= Anti-boycott =

Reactionary support for an entity or purchase of goods to counter a boycott

An anti-boycott, counter-boycott, or buycott is the excess buying of a particular brand or product in an attempt to counter a boycott of the same brand or product. Anti-boycott measures could also be in the form of laws and regulations adopted by a state to prohibit the act of boycott among its citizens.

==Consumer activism==

Anti-boycotts in the United States have been employed by organizations that criticize consumer activism, especially during periods when such movement—for a portion of the American public—was considered un-American. Once boycott was adopted by the labor movement as one of its tactics, opponents of that movement began organizing anti-boycott leagues in response. The usual reason for an anti-boycott is to discourage a company or entity from backing down on the decision that initially caused the boycott.

Some examples of anti-boycotts include:

- The 2006 "Buy Danish" campaign, set up to counter the boycott of Danish goods by the Middle East.
- The anti-boycotts by supporters of Israel to the oppose the BDS movement in 2009.
- Whole Foods Market was boycotted in 2009 when the CEO opposed U.S. President Barack Obama's health care reform policies. Opponents of health care reform staged nationwide "buycotts" in response.
- Chick-fil-A Appreciation Day counter-boycott of Chick-fil-A over controversy regarding LGBT people in 2012.
- Goya Foods was "boycotted" in 2020 after co-owner and CEO Robert Unanue claims of election fraud and publicly lauded U.S. President Donald Trump.
- Counter-protests of the Economic Blackout.

==Legal enforcement==

Some anti-boycott measures are enforced by law. For example, anti-boycott provisions in the Export Administration Act of 1979 and Ribicoff Amendment to the Tax Reform Act of 1976 in the United States forbid US companies and their subsidiaries from complying with or supporting a foreign country's boycott of another country unless the US also approves of the boycott. Violations can cause the authorities to take firm measures. The Supreme Court of the United States ruled in NAACP v. Claiborne Hardware Co. that nonviolent boycotts and related activities are protected under the First Amendment to the United States Constitution. The Arab League's boycott of Israel has been the primary focus of these laws, though it applies to any "unsanctioned" foreign boycott. Beginning in 1989, the United States and several European organizations became active in internationalizing this anti-boycott effort, which led to the intensification of pressure on the European Community as well as Asian states to participate or act against the application of secondary boycotts in their countries.

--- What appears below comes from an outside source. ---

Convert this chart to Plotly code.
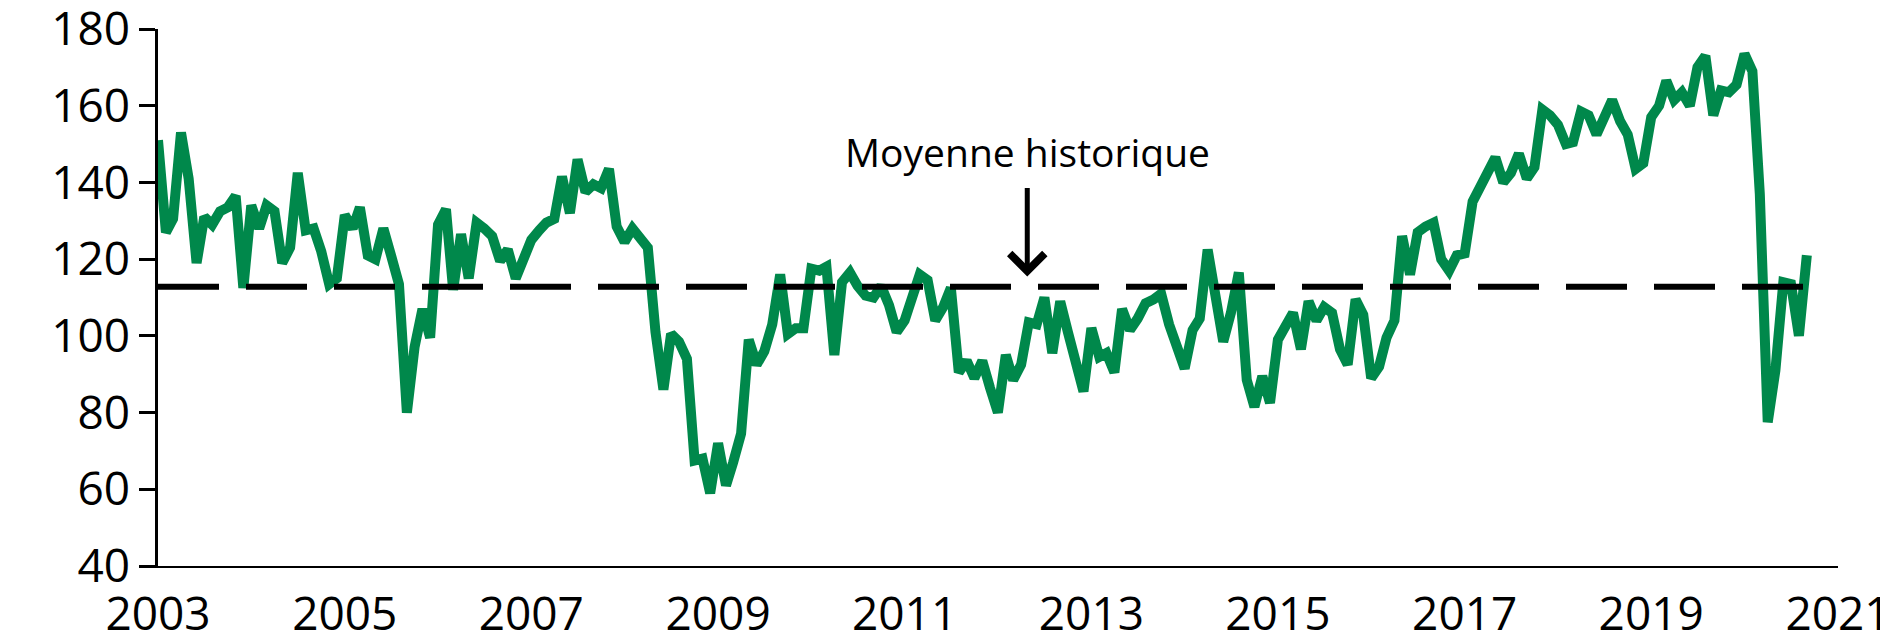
import pandas as pd
import plotly.graph_objects as go

# monthly index values, Jan 2003 -> Sep 2020
values_2003 = [151, 127, 130.5, 153, 141, 119, 131, 129, 132.5, 133.5, 136.5, 112.5]
values_2004 = [134, 128, 134, 132.5, 119, 123, 142.5, 127.5, 128, 122, 113.5, 115]
values_2005 = [131.5, 128, 133.5, 121, 120, 128, 121, 113.5, 80, 97, 107, 99.5]
values_2006 = [129, 133, 112, 126.5, 115, 129.5, 128, 126, 119.5, 122.5, 115, 120.5]
values_2007 = [125, 127.5, 129.5, 130.5, 141.5, 132, 146, 137.5, 139.5, 138.5, 143.5, 128.5]
values_2008 = [124.5, 128, 125, 123, 101, 86, 100.5, 98.5, 94, 67.5, 68, 59]
values_2009 = [72, 61, 67, 74.5, 99, 92.5, 96, 103, 116, 100.5, 102, 102]
values_2010 = [117.5, 117, 118, 95, 114, 116.5, 113, 110.5, 110, 113, 108, 101]
values_2011 = [104, 110, 116, 114.5, 104, 107.5, 112.5, 90.5, 93.5, 89, 93.5, 86.5]
values_2012 = [80, 95, 88.5, 92.5, 103.5, 103, 110, 95.5, 109, 101, 92, 85.5]
values_2013 = [102, 94.5, 95.5, 90.5, 107, 101.5, 104.5, 108.5, 109.5, 111, 103, 96.5]
values_2014 = [91.5, 101.5, 104.5, 122.5, 111, 98.5, 106, 116.5, 88.5, 81.5, 89.5, 82.5]
values_2015 = [99, 102.5, 106, 96.5, 109, 104, 107.5, 106, 96.5, 92.5, 109.5, 105.5]
values_2016 = [89, 92, 99.5, 104, 126, 116, 127, 128.5, 129.5, 120, 117, 121]
values_2017 = [121.5, 135, 138.5, 141.5, 146.5, 140, 142.5, 147.5, 141, 144, 159, 157.5]
values_2018 = [155, 150, 150.5, 158.5, 157.5, 152.5, 156.5, 161.5, 156, 152.5, 143.5, 145]
values_2019 = [157, 160, 166.5, 161.5, 163.5, 160, 170, 173, 157.5, 164, 163.5, 165.5]
values_2020 = [173.5, 169, 137, 77.5, 91, 114, 113.5, 100, 121]

historical_mean = 112.8
year_ticks = ["2003", "2005", "2007", "2009", "2011", "2013", "2015", "2017", "2019", "2021"]

values = (values_2003 + values_2004 + values_2005 + values_2006 + values_2007
          + values_2008 + values_2009 + values_2010 + values_2011 + values_2012
          + values_2013 + values_2014 + values_2015 + values_2016 + values_2017
          + values_2018 + values_2019 + values_2020)
dates = pd.date_range("2003-01-01", periods=len(values), freq="MS")

fig = go.Figure()

fig.add_trace(go.Scatter(
    x=dates, y=values, mode="lines",
    line=dict(color="#00884B", width=10),
    hoverinfo="skip", showlegend=False,
))

# dashed historical average
fig.add_trace(go.Scatter(
    x=dates, y=[historical_mean] * len(dates), mode="lines",
    line=dict(color="black", width=6, dash="61px,27px"),
    hoverinfo="skip", showlegend=False,
))

fig.add_annotation(
    x="2012-04-25", y=148, text="Moyenne historique", showarrow=False,
    font=dict(size=39, color="black"),
)
fig.add_annotation(
    x="2012-04-25", y=115.5, text="", showarrow=True,
    ax=0, ay=-90, arrowhead=4, arrowsize=1.35, arrowwidth=5, arrowcolor="black",
)

fig.update_xaxes(
    type="date",
    range=["2003-01-01", "2021-01-01"],
    tickmode="array",
    tickvals=[y + "-01-01" for y in year_ticks],
    ticktext=year_ticks,
    showgrid=False, zeroline=False,
    showline=True, linecolor="black", linewidth=2,
    ticks="", ticklabelstandoff=7,
    ticklabeloverflow="allow", automargin=False,
)
fig.update_yaxes(
    range=[40, 180], dtick=20, tick0=40,
    showgrid=False, zeroline=False,
    showline=True, linecolor="black", linewidth=2.5,
    ticks="outside", ticklen=16, tickwidth=2.5, tickcolor="black",
    ticklabeloverflow="allow", automargin=False,
)

fig.update_layout(
    width=1888, height=641,
    margin=dict(l=150, r=58, t=21, b=83),
    plot_bgcolor="white", paper_bgcolor="white",
    font=dict(family="Open Sans", size=46, color="black"),
)

fig.write_html("out.html")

Specific "unsanctioned" actions that are prohibited under the U.S. anti-boycott regulations include the refusal to do business with or in a boycotted country; discrimination against U.S. persons in employment on the basis of race, religion, sex, or national origin; provision of information about business relationships with a boycotted country due to its relationship with a boycotted country; and, the use of letters of credit that contain boycott-related terms, among others. U.S. persons, a term that covers all individuals, corporations, and unincorporated associations resident in the United States, including the permanent domestic affiliates of foreign concerns, who receive requests to participate in an unsanctioned boycott are required to report the incident to the Office of Antiboycott Compliance (OAC).

In 2018, the United States-China Economic and Security Review Commission began investigating the utility of applying anti-boycott laws to Taiwan to protect US interests in Cross-Strait relations.

Various jurisdictions in the United States has enacted laws against boycotts including Anti-BDS laws and anti-ESG laws. The Federal Trade Commission (FTC) in the second Trump administration restricted Omnicom Group "from engaging in collusion or coordination to direct advertising away from media publishers based on the publishers’ political or ideological viewpoints". Media Matters for America filed a lawsuit over an FTC investigation into the organization organizing an advertiser boycott of Twitter under Elon Musk. Trump signed Executive Order 14331 (Guaranteeing Fair Banking for All Americans) to crack down on "politicized or unlawful debanking". The order states, "It is the policy of the United States that no American should be denied access to financial services because of their constitutionally or statutorily protected beliefs, affiliations, or political views".